** Start of EXERCISE MATERIAL **

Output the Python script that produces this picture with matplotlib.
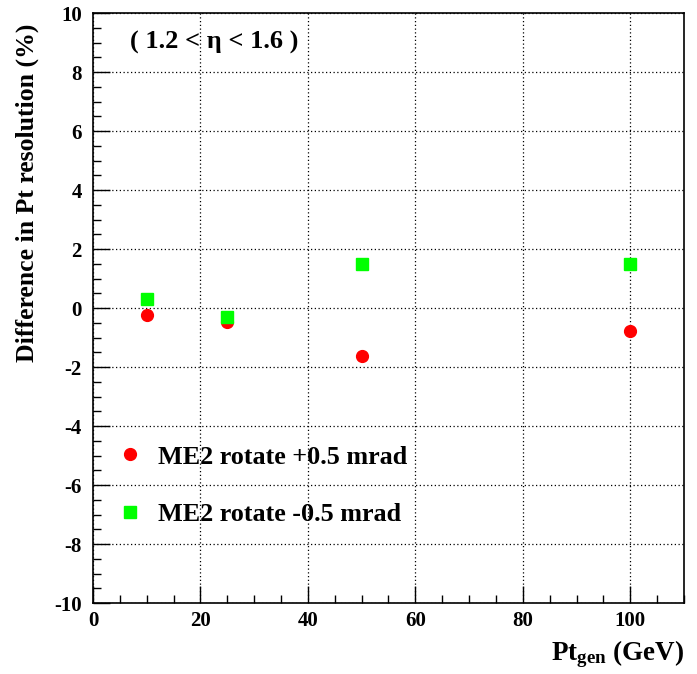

** End of EXERCISE MATERIAL **
** Start of EXERCISE MATERIAL **

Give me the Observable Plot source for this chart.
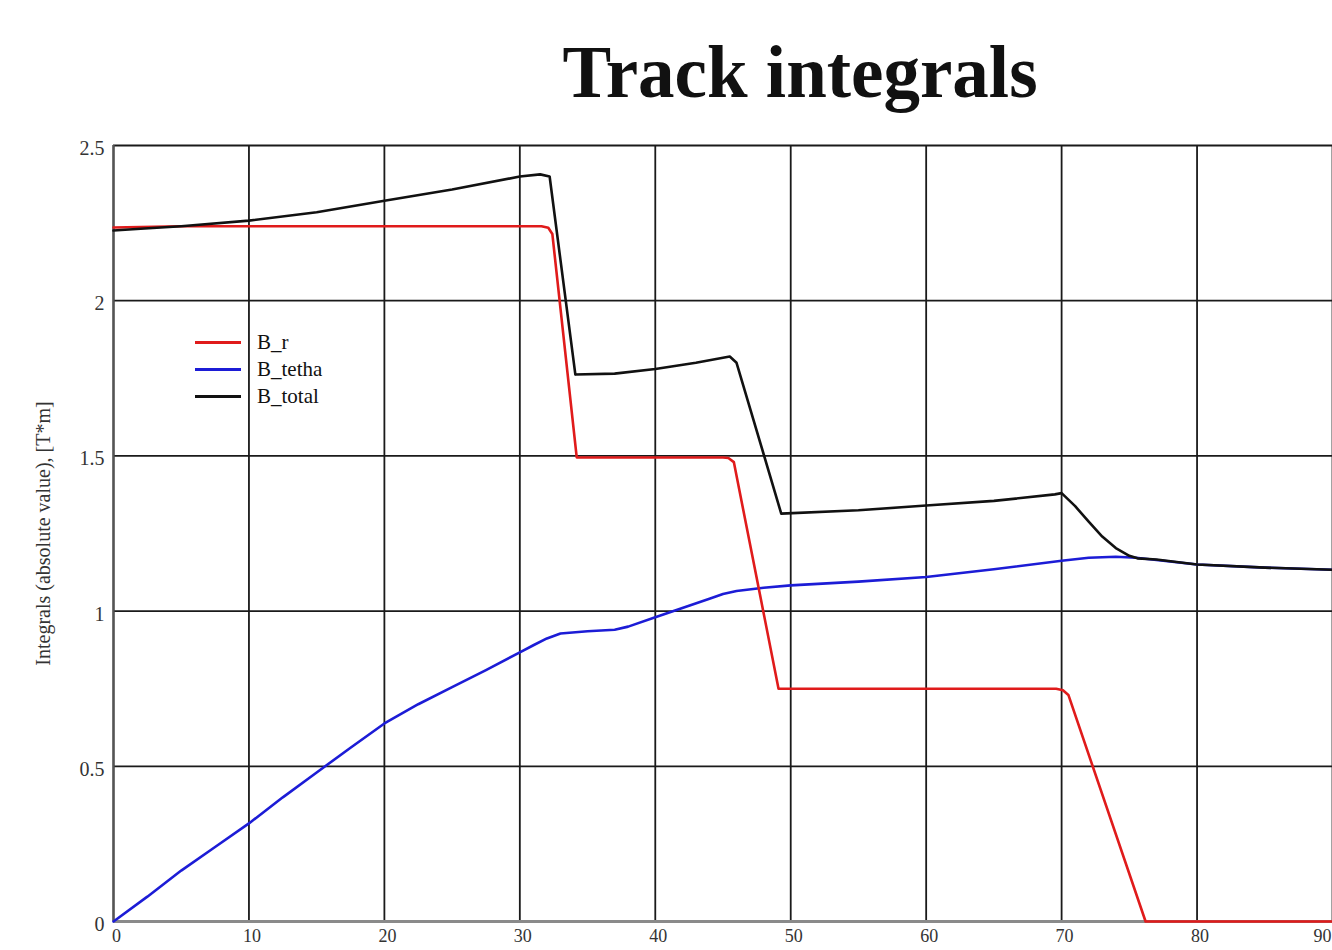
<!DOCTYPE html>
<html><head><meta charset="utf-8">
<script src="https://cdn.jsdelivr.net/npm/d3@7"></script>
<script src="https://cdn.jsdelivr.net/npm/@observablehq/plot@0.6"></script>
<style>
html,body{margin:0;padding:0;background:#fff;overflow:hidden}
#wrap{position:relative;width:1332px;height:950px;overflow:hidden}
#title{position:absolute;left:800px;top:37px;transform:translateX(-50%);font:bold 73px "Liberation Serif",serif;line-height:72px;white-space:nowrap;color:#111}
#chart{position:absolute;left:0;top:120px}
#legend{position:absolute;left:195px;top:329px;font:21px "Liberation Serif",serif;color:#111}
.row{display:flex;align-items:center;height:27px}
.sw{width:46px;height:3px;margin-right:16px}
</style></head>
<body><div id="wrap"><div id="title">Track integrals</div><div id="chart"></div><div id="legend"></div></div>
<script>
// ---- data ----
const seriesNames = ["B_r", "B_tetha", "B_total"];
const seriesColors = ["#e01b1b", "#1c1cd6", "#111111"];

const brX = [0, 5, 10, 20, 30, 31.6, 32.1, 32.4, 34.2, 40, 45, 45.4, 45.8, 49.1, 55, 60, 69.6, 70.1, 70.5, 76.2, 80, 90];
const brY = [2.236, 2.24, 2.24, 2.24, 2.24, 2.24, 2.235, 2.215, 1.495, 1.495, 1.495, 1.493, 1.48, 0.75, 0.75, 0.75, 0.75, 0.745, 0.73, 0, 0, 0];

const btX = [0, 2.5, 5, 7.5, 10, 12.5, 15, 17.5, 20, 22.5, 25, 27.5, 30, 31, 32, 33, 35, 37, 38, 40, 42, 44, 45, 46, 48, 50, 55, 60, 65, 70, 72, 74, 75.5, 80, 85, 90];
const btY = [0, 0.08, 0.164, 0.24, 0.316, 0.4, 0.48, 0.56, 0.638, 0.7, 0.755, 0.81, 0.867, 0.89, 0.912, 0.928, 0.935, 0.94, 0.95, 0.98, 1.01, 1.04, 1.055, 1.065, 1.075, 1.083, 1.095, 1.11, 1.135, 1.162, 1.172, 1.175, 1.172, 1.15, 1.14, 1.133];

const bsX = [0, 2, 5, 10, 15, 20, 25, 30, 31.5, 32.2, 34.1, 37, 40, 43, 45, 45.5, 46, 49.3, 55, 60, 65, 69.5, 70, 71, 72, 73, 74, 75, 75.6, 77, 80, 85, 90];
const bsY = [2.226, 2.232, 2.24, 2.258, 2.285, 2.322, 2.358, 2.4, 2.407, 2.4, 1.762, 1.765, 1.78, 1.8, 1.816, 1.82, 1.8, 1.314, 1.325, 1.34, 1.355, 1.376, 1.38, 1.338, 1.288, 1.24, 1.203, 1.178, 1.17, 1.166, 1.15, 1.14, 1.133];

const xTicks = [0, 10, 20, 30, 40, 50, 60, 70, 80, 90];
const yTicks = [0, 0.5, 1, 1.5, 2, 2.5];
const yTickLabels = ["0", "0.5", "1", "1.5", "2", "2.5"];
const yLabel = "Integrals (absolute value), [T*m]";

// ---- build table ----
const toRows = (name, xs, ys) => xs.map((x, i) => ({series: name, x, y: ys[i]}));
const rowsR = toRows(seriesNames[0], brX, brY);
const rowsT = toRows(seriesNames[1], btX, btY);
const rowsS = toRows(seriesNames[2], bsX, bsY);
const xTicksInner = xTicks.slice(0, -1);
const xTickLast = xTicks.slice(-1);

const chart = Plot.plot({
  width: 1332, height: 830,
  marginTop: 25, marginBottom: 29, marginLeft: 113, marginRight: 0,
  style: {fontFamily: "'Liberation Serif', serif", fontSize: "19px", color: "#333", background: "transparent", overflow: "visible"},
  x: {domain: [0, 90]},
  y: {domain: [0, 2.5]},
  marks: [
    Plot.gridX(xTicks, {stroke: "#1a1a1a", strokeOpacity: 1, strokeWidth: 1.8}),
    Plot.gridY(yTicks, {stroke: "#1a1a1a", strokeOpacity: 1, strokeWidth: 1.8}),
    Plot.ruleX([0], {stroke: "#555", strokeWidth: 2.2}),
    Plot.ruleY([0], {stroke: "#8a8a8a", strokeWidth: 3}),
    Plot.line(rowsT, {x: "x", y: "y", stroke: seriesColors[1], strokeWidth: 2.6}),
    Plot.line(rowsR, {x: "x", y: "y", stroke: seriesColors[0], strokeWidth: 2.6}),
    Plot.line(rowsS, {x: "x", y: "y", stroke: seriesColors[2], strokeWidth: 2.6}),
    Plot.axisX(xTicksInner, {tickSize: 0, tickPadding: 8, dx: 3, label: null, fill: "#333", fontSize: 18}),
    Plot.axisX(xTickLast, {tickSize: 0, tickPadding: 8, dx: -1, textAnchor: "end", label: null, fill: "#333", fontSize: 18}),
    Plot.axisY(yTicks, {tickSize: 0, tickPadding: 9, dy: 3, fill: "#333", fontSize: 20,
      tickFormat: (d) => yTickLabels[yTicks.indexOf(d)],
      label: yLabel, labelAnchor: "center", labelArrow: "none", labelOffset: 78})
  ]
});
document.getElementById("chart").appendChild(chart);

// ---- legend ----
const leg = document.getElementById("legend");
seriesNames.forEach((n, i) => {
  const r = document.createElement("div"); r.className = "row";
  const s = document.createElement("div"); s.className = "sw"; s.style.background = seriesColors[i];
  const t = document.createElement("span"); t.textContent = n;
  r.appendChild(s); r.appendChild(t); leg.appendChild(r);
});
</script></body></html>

** End of EXERCISE MATERIAL **

◆ **REQUIREMENTS**: Take the stretch from the line containing "Give me the" through the line containing "1.166, 1.15, 1.14, 1.133];" and reproduce it exactly, both ends included. Omit the pictures.

◆ **FINAL ANSWER**:
Give me the Observable Plot source for this chart.
<!DOCTYPE html>
<html><head><meta charset="utf-8">
<script src="https://cdn.jsdelivr.net/npm/d3@7"></script>
<script src="https://cdn.jsdelivr.net/npm/@observablehq/plot@0.6"></script>
<style>
html,body{margin:0;padding:0;background:#fff;overflow:hidden}
#wrap{position:relative;width:1332px;height:950px;overflow:hidden}
#title{position:absolute;left:800px;top:37px;transform:translateX(-50%);font:bold 73px "Liberation Serif",serif;line-height:72px;white-space:nowrap;color:#111}
#chart{position:absolute;left:0;top:120px}
#legend{position:absolute;left:195px;top:329px;font:21px "Liberation Serif",serif;color:#111}
.row{display:flex;align-items:center;height:27px}
.sw{width:46px;height:3px;margin-right:16px}
</style></head>
<body><div id="wrap"><div id="title">Track integrals</div><div id="chart"></div><div id="legend"></div></div>
<script>
// ---- data ----
const seriesNames = ["B_r", "B_tetha", "B_total"];
const seriesColors = ["#e01b1b", "#1c1cd6", "#111111"];

const brX = [0, 5, 10, 20, 30, 31.6, 32.1, 32.4, 34.2, 40, 45, 45.4, 45.8, 49.1, 55, 60, 69.6, 70.1, 70.5, 76.2, 80, 90];
const brY = [2.236, 2.24, 2.24, 2.24, 2.24, 2.24, 2.235, 2.215, 1.495, 1.495, 1.495, 1.493, 1.48, 0.75, 0.75, 0.75, 0.75, 0.745, 0.73, 0, 0, 0];

const btX = [0, 2.5, 5, 7.5, 10, 12.5, 15, 17.5, 20, 22.5, 25, 27.5, 30, 31, 32, 33, 35, 37, 38, 40, 42, 44, 45, 46, 48, 50, 55, 60, 65, 70, 72, 74, 75.5, 80, 85, 90];
const btY = [0, 0.08, 0.164, 0.24, 0.316, 0.4, 0.48, 0.56, 0.638, 0.7, 0.755, 0.81, 0.867, 0.89, 0.912, 0.928, 0.935, 0.94, 0.95, 0.98, 1.01, 1.04, 1.055, 1.065, 1.075, 1.083, 1.095, 1.11, 1.135, 1.162, 1.172, 1.175, 1.172, 1.15, 1.14, 1.133];

const bsX = [0, 2, 5, 10, 15, 20, 25, 30, 31.5, 32.2, 34.1, 37, 40, 43, 45, 45.5, 46, 49.3, 55, 60, 65, 69.5, 70, 71, 72, 73, 74, 75, 75.6, 77, 80, 85, 90];
const bsY = [2.226, 2.232, 2.24, 2.258, 2.285, 2.322, 2.358, 2.4, 2.407, 2.4, 1.762, 1.765, 1.78, 1.8, 1.816, 1.82, 1.8, 1.314, 1.325, 1.34, 1.355, 1.376, 1.38, 1.338, 1.288, 1.24, 1.203, 1.178, 1.17, 1.166, 1.15, 1.14, 1.133];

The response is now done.